Senator Dan Sullivan threatens litigation against a fisherman for sharing his name. In the Alaska Senate primary, the incumbent holds his seat in Washington while a challenger from the fishing community of Petersburg bears the exact same name and party affiliation as the other Dan Sullivan on the primary ballot. The senator accuses the challenger of trying to “trick” voters to confuse the electorate, while the challenger insists his campaign is not a “sham.” He promises to take it to court to get to the bottom of it.
It is one of the contests showing just how messy the 2026 midterms are getting, but the question that rises from the water is not who owns the ballot lines. It is what is happening to a country when the powerful believe they own the titles of ordinary men. The Torah tells us the land is not ours to hoard; we are to leave the corners of the field for the poor and the stranger who walks alongside us. But this is not a field of wheat. It is a field of identity. The senator looks at a man who has considered the race for a decade and sees only a mirror he wants to shatter. He calls it sabotage. He calls it a trick. He forgets that the first thing God gave humanity in the beginning was a breath and a name, and it was not meant to be trademarked by the caucus.
In Matthew 23, Jesus names the scribes and Pharisees who shut the kingdom of heaven in people’s faces, turning their vigilance into a weapon against those seeking the door. The Pharisees claimed to protect the law from impurity, but their vigilance was always about guarding their own standing. When the senator threatens litigation over a coincidence of names, he is doing what the temple authorities did: using the law as a club to clear the path of anyone who looks like a threat to their monopoly. He weaponizes the court system to punish a coincidence. The fisherman in Petersburg is not an impurity. He is a citizen standing in his own town.
I have stood in parishes where the pastor guarded his pulpit the same way this senator guards his name, warning the community against the strangers who might dilute the offering. It is a comfort to believe our own territory is safe until a fellow traveler arrives with the same title, and it is the work of a long life to recognize that the comfort is a lie. The senator’s threat is not a stray impulse; it is the logic of a system that teaches the powerful to treat the ballot as their property.
The prophet Amos speaks directly to those who push aside the poor in the gate where justice is decided. The senator’s accusation is not a plea for order; it is the panic of a man who would rather bankrupt a challenger than share a line on a piece of paper. Pope Francis warned us that treating human beings as less worthy or less important sets our political preferences above deep convictions of our faith. To treat a man’s identity as a legal liability is to discard him, and it is a cruelty that stains the office he seeks to defend.
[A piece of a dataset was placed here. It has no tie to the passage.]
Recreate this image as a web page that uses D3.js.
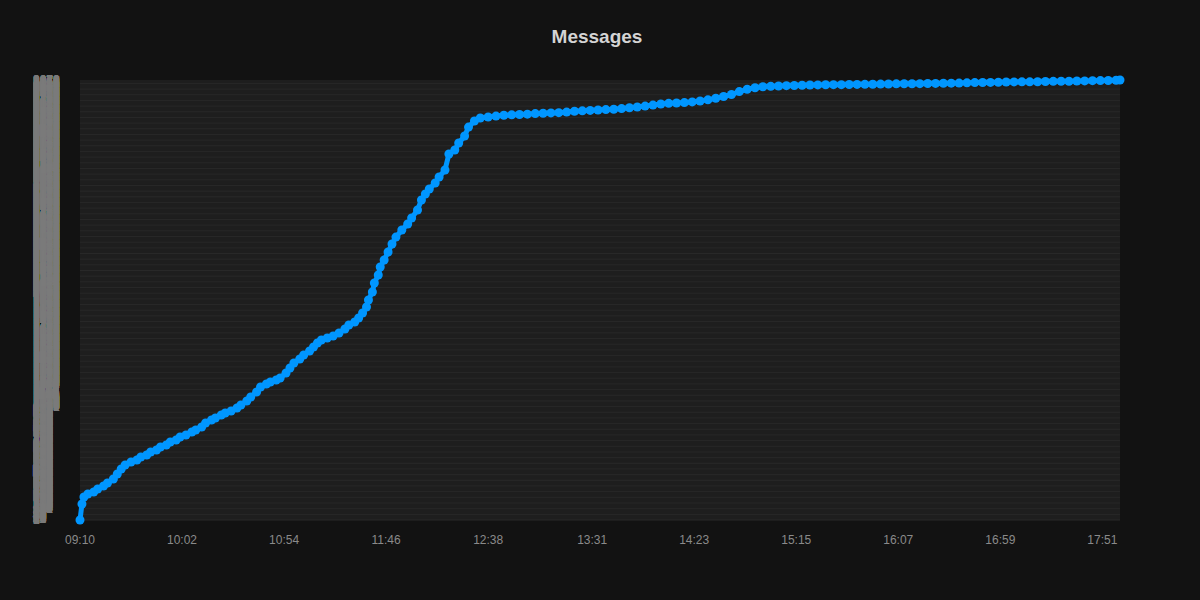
<!DOCTYPE html>
<html>
<head>
<meta charset="utf-8">
<script src="https://cdn.jsdelivr.net/npm/d3@7"></script>
<style>
  body { margin: 0; background: #121212; }
  svg { display: block; }
</style>
</head>
<body>
<svg width="1200" height="600"></svg>
<script>
// message times (HH:MM) and running total of messages at that time
var times = [
  "09:10","09:11","09:12","09:14","09:17","09:19","09:22","09:24","09:27","09:29",
  "09:31","09:33","09:36","09:39","09:41","09:44","09:46","09:49","09:51","09:54",
  "09:56","09:59","10:01","10:04","10:07","10:09","10:12","10:14","10:17","10:19",
  "10:22","10:24","10:27","10:30","10:32","10:35","10:37","10:40","10:42","10:45",
  "10:47","10:50","10:52","10:55","10:57","10:59","11:02","11:04","11:07","11:09",
  "11:11","11:13","11:16","11:19","11:22","11:25","11:27","11:30","11:32","11:34",
  "11:36","11:37","11:39","11:40","11:42","11:43","11:45","11:47","11:49","11:51",
  "11:54","11:57","11:59","12:02","12:04","12:06","12:08","12:11","12:13","12:16",
  "12:18","12:21","12:23","12:26","12:28","12:31",
  "12:34","12:38","12:42","12:46","12:50","12:54","12:58","13:02","13:06","13:10",
  "13:14","13:18","13:22","13:26","13:30","13:34","13:38","13:42","13:46","13:50",
  "13:54","13:58","14:02","14:06","14:10","14:14","14:18","14:22","14:26","14:30",
  "14:34","14:38","14:42","14:46","14:50","14:54","14:58","15:02","15:06","15:10",
  "15:14","15:18","15:22","15:26","15:30","15:34","15:38","15:42","15:46","15:50",
  "15:54","15:58","16:02","16:06","16:10","16:14","16:18","16:22","16:26","16:30",
  "16:34","16:38","16:42","16:46","16:50","16:54","16:58","17:02","17:06","17:10",
  "17:14","17:18","17:22","17:26","17:30","17:34","17:38","17:42","17:46","17:50",
  "17:54","17:58","18:00"
];
var counts = [
  0,141,203,229,247,273,300,326,362,406,
  450,485,511,529,556,573,600,617,644,661,
  688,705,732,750,776,794,820,855,882,899,
  926,944,961,988,1014,1049,1085,1129,1173,1199,
  1217,1235,1252,1296,1340,1384,1420,1455,1490,1526,
  1561,1587,1605,1623,1649,1684,1720,1746,1781,1825,
  1878,1940,2011,2090,2160,2231,2293,2363,2434,2495,
  2557,2610,2663,2734,2822,2875,2919,2972,3025,3086,
  3227,3263,3324,3386,3465,3518,
  3545,3554,3562,3569,3573,3576,3579,3584,3587,3590,
  3592,3597,3604,3608,3612,3615,3619,3622,3628,3635,
  3642,3650,3659,3668,3674,3677,3681,3687,3695,3705,
  3719,3735,3752,3778,3798,3812,3820,3824,3827,3830,
  3832,3834,3836,3837,3838,3839,3839,3840,3841,3842,
  3843,3844,3845,3846,3847,3847,3848,3849,3850,3851,
  3852,3853,3855,3857,3858,3859,3860,3862,3863,3864,
  3864,3865,3867,3868,3869,3869,3871,3872,3874,3875,
  3876,3878,3880
];
var xTickLabels = ["09:10","10:02","10:54","11:46","12:38","13:31","14:23","15:15","16:07","16:59","17:51"];
var title = "Messages";

var svg = d3.select("svg"),
    width = +svg.attr("width"),
    height = +svg.attr("height");

var margin = {top: 80, right: 80, bottom: 80, left: 80};
var parse = d3.timeParse("%H:%M");

var data = times.map(function(t, i) { return {t: parse(t), n: counts[i]}; });

var x = d3.scaleTime()
    .domain([parse("09:10"), parse("18:00")])
    .range([margin.left, width - margin.right]);

var y = d3.scaleLinear()
    .domain(d3.extent(counts))
    .range([height - margin.bottom, margin.top]);

// plot background
svg.append("rect")
    .attr("x", margin.left)
    .attr("y", margin.top)
    .attr("width", width - margin.left - margin.right)
    .attr("height", height - margin.top - margin.bottom)
    .attr("fill", "#1e1e1e");

// faint grid
svg.append("g")
    .attr("class", "grid")
  .selectAll("line")
  .data(y.ticks(100))
  .enter().append("line")
    .attr("x1", margin.left)
    .attr("x2", width - margin.right)
    .attr("y1", function(d) { return y(d); })
    .attr("y2", function(d) { return y(d); })
    .attr("stroke", "#282828")
    .attr("stroke-width", 1);

// y labels: one for every count, they pile up into grey columns
var yLabels = d3.range(y.domain()[0], y.domain()[1] + 1);
svg.append("g")
    .attr("class", "ylabels")
    .style("font-family", "'Liberation Sans', Arial, sans-serif")
    .style("font-size", "12px")
    .attr("fill", "#7a7a7a")
  .selectAll("text")
  .data(yLabels)
  .enter().append("text")
    .attr("x", 33)
    .attr("y", function(d) { return y(d); })
    .attr("dy", "0.35em")
    .text(function(d) { return d; });

// x axis labels
svg.append("g")
    .attr("class", "xlabels")
  .selectAll("text")
  .data(xTickLabels)
  .enter().append("text")
    .attr("x", function(d) { return x(parse(d)); })
    .attr("y", 544)
    .attr("text-anchor", "middle")
    .style("font-family", "'Liberation Sans', Arial, sans-serif")
    .style("font-size", "12px")
    .attr("fill", "#8a8a8a")
    .text(function(d) { return d; });

// line + points
var line = d3.line()
    .x(function(d) { return x(d.t); })
    .y(function(d) { return y(d.n); });

svg.append("path")
    .datum(data)
    .attr("fill", "none")
    .attr("stroke", "#0096ff")
    .attr("stroke-width", 5)
    .attr("stroke-linejoin", "round")
    .attr("d", line);

svg.append("g")
    .attr("class", "points")
  .selectAll("circle")
  .data(data)
  .enter().append("circle")
    .attr("cx", function(d) { return x(d.t); })
    .attr("cy", function(d) { return y(d.n); })
    .attr("r", 4.5)
    .attr("fill", "#0096ff");

// title
svg.append("text")
    .attr("x", 597)
    .attr("y", 43)
    .attr("text-anchor", "middle")
    .style("font-family", "'Liberation Sans', Arial, sans-serif")
    .style("font-size", "19px")
    .style("font-weight", "bold")
    .attr("fill", "#d4d4d4")
    .text(title);
</script>
</body>
</html>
What we require is a politics that restores the dignity of the voter to the center of the room. A free people does not need a court order to tell them how to cast their vote. They know the faces of their neighbors. They read the names, they weigh the lives, and they choose. The affirmative vision we are owed is one where the humble origins of a coastal fisherman and the high office of a senator meet on the same ground, where the law is a bridge that carries both men to judgment rather than a wall built to preserve one of them.
We will carry our own conscience into the booth, as we are required to do. The senator’s fear is the fear of a man who has forgotten he is answerable to the same dust as the rest of us. The fisherman’s patience is the patience of a man who knows the sea is older than the Senate. Look at the ballot. Read the names. Cast your vote, and let the water carry what it will.